Friday, January 20, 2006
By Ed Foster
The Justice Department points out that its demands (which initially
asked for all queries for a two-month period and a complete list of URLs
that could be located via Google) do not include any personal
information about the user. It only wishes to protect children from
obscene websites, and it believes Google's data will help it show that
software filters are not enough to protect the kids from porn. Who could
argue with that?
Well, the U.S. Supreme Court for one, which in 2004 barred enforcement
of COPA because, while the law was having no noticeable impact on child
pornography, it was clearly demonstrating "potential for extraordinary
harm and a serious chill upon protected speech." It sent the case back
to the lower court in Philadelphia, and it's there that the Justice
Department hopes to use the information from Google and other search
engines to argue against the ACLU for COPA's reinstatement.
Now, let's think about this a minute. When COPA was enacted, it was
widely predicted that it, like most legal attempts to define what is and
is not pornographic, would inevitably be overturned on First Amendment
grounds. And it was. Even if Google had cooperated as the other search
engines did, in the end the courts would still recognize that COPA is
blatantly unconstitutional. So why did the administration decide not
only to pursue a case it's not going to win, but demand more information
(two months of Google searches) than it could possibly digest?
Well, we each might have our own theories about that, but I believe that
protecting children from pornography is just the stalking horse here.
Any government that wants to exercise some control over what its
citizens can read on the Internet has got to start by exercising some
control over Google. If Google had acceded to the Justice Department's
original demands, imagine what additional requests for information might
have resulted once the government got to look over the data. "Oh, yes,
it's true we were interested primarily interested in pornography, but
we've noticed patterns that suggest possible terrorist communications ..."
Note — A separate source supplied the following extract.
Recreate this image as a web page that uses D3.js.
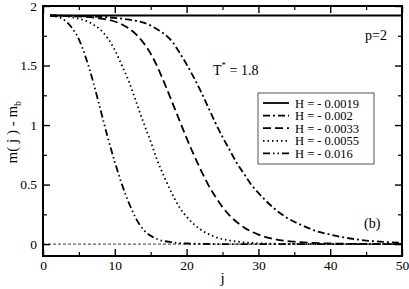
<!DOCTYPE html>
<html>
<head>
<meta charset="utf-8">
<script src="https://cdn.jsdelivr.net/npm/d3@7"></script>
<style>
body { margin: 0; background: #fff; }
svg text { font-family: "Liberation Serif", "Times New Roman", Times, serif; fill: #000; }
</style>
</head>
<body>
<div id="chart"></div>
<script>
const seriesLabels = ["H = - 0.0019", "H = - 0.002", "H = - 0.0033", "H = - 0.0055", "H = - 0.016"];
const dashes = [null, "7,3,2,3", "8,4", "1.5,3", "7,3,1.5,3,1.5,3"];

const jH0019 = [1, 5, 10, 20, 30, 40, 50];
const mH0019 = [1.92, 1.92, 1.92, 1.92, 1.92, 1.92, 1.92];

const jH002 = [1, 5, 10, 12, 14, 15, 16, 17, 18, 19, 20, 21, 22, 23, 24, 25, 26, 27, 28, 29, 30, 32, 34, 36, 38, 40, 42, 45, 48, 50];
const mH002 = [1.92, 1.915, 1.9, 1.885, 1.86, 1.835, 1.8, 1.76, 1.7, 1.61, 1.51, 1.4, 1.28, 1.15, 1.02, 0.9, 0.79, 0.68, 0.59, 0.5, 0.43, 0.31, 0.22, 0.16, 0.11, 0.08, 0.055, 0.03, 0.017, 0.01];

const jH0033 = [1, 4, 8, 10, 11, 12, 13, 14, 15, 16, 17, 18, 19, 20, 21, 22, 23, 24, 25, 26, 28, 30, 32, 35, 40, 45, 50];
const mH0033 = [1.92, 1.915, 1.895, 1.87, 1.845, 1.81, 1.76, 1.69, 1.6, 1.48, 1.34, 1.19, 1.04, 0.89, 0.75, 0.62, 0.5, 0.4, 0.31, 0.24, 0.14, 0.08, 0.045, 0.02, 0.005, 0.001, 0];

const jH0055 = [1, 2, 4, 6, 7, 8, 9, 10, 11, 12, 13, 14, 15, 16, 17, 18, 19, 20, 22, 24, 26, 28, 30, 35, 40, 50];
const mH0055 = [1.92, 1.92, 1.905, 1.875, 1.845, 1.8, 1.73, 1.63, 1.5, 1.36, 1.19, 1.02, 0.86, 0.69, 0.55, 0.42, 0.31, 0.23, 0.12, 0.06, 0.03, 0.015, 0.006, 0.001, 0, 0];

const jH016 = [1, 2, 3, 4, 5, 6, 7, 8, 9, 10, 11, 12, 13, 14, 15, 16, 18, 20, 25, 30, 40, 50];
const mH016 = [1.92, 1.91, 1.88, 1.82, 1.72, 1.56, 1.36, 1.13, 0.9, 0.69, 0.5, 0.34, 0.21, 0.12, 0.07, 0.04, 0.015, 0.005, 0, 0, 0, 0];

const xs = [jH0019, jH002, jH0033, jH0055, jH016];
const ys = [mH0019, mH002, mH0033, mH0055, mH016];

const xTicks = [0, 10, 20, 30, 40, 50];
const yTicks = [0, 0.5, 1, 1.5, 2];
const xMinor = [5, 15, 25, 35, 45];
const yMinor = [0.25, 0.75, 1.25, 1.75];

const width = 409, height = 289;
const margin = { left: 43, right: 7, top: 6, bottom: 33 };
const serif = "Liberation Serif, Times New Roman, serif";

const svg = d3.select("#chart").append("svg")
    .attr("width", width)
    .attr("height", height);

const x = d3.scaleLinear().domain([0, 50]).range([margin.left, width - margin.right]);
const y = d3.scaleLinear().domain([-0.1, 2]).range([height - margin.bottom, margin.top]);

// zero reference line
svg.append("line")
    .attr("x1", x(0)).attr("x2", x(50))
    .attr("y1", y(0)).attr("y2", y(0))
    .attr("stroke", "#000").attr("stroke-width", 0.8)
    .attr("stroke-dasharray", "3,2");

const line = d3.line().x(d => x(d[0])).y(d => y(d[1])).curve(d3.curveMonotoneX);

xs.forEach((xv, i) => {
    const pts = xv.map((v, k) => [v, ys[i][k]]);
    svg.append("path")
        .datum(pts)
        .attr("fill", "none")
        .attr("stroke", "#000")
        .attr("stroke-width", 1.8)
        .attr("stroke-dasharray", dashes[i])
        .attr("d", line);
});

// axes: ticks inward on all four sides
const major = 7, minor = 4;
const axB = d3.axisBottom(x).tickValues(xTicks).tickSize(-major).tickPadding(4).tickFormat(d3.format("d"));
const axT = d3.axisTop(x).tickValues(xTicks).tickSize(-major).tickFormat("");
const axL = d3.axisLeft(y).tickValues(yTicks).tickSize(-major).tickPadding(6).tickFormat(d => d);
const axR = d3.axisRight(y).tickValues(yTicks).tickSize(-major).tickFormat("");

function addAxis(ax, tf, minorAx) {
    const g = svg.append("g").attr("transform", tf);
    g.append("g").call(minorAx).call(s => s.selectAll("text").remove()).call(s => s.select(".domain").remove())
        .selectAll("line").attr("stroke-width", 1.2);
    g.append("g").call(ax).attr("font-family", serif).call(s => s.select(".domain").remove())
        .selectAll("line").attr("stroke-width", 1.4);
    g.selectAll("text").attr("font-size", 13.5);
}
addAxis(axB, `translate(0,${y(-0.1)})`, d3.axisBottom(x).tickValues(xMinor).tickSize(-minor));
addAxis(axT, `translate(0,${y(2)})`, d3.axisTop(x).tickValues(xMinor).tickSize(-minor));
addAxis(axL, `translate(${x(0)},0)`, d3.axisLeft(y).tickValues(yMinor).tickSize(-minor));
addAxis(axR, `translate(${x(50)},0)`, d3.axisRight(y).tickValues(yMinor).tickSize(-minor));

// frame
svg.append("rect")
    .attr("x", x(0)).attr("y", y(2))
    .attr("width", x(50) - x(0)).attr("height", y(-0.1) - y(2))
    .attr("fill", "none").attr("stroke", "#000").attr("stroke-width", 2);

// axis titles
svg.append("text")
    .attr("x", (x(0) + x(50)) / 2).attr("y", 283)
    .attr("text-anchor", "middle").attr("font-size", 15)
    .text("j");

const yl = svg.append("text")
    .attr("transform", `translate(17,${y(0.94)}) rotate(-90)`)
    .attr("text-anchor", "middle").attr("font-size", 15);
yl.append("tspan").text("m( j ) - m");
yl.append("tspan").attr("font-size", 10).attr("dy", 4).text("b");

// annotations
svg.append("text").attr("x", 365).attr("y", 40).attr("font-size", 14).text("p=2");
const tl = svg.append("text").attr("x", 213).attr("y", 75).attr("font-size", 14);
tl.append("tspan").text("T");
tl.append("tspan").attr("font-size", 9).attr("dy", -7).text("*");
tl.append("tspan").attr("dy", 7).text(" = 1.8");
svg.append("text").attr("x", 364).attr("y", 228).attr("font-size", 14).text("(b)");

// legend
const lg = svg.append("g").attr("transform", "translate(258,93)");
lg.append("rect")
    .attr("width", 116).attr("height", 71)
    .attr("fill", "#fff").attr("stroke", "#555").attr("stroke-width", 1);
seriesLabels.forEach((lab, i) => {
    const yy = 10 + i * 12.6;
    lg.append("line")
        .attr("x1", 5).attr("x2", 31).attr("y1", yy).attr("y2", yy)
        .attr("stroke", "#000").attr("stroke-width", 1.8)
        .attr("stroke-dasharray", dashes[i]);
    lg.append("text")
        .attr("x", 37).attr("y", yy + 4.5)
        .attr("font-size", 12.5).text(lab);
});
</script>
</body>
</html>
What we can all understand, though, is that there is much at stake in
this case. In fighting over the constitutionality of COPA, the feds
shouldn't have any more rights to demand information from a non-involved
third party like Google than the ACLU does. And when it demanded that
information, Google shouldn't have been the only search engine that told
them no and stuck by it. If the government can get any information it
wants any time for any ill-defined purpose, far more than the privacy of
our search engine queries will be lost.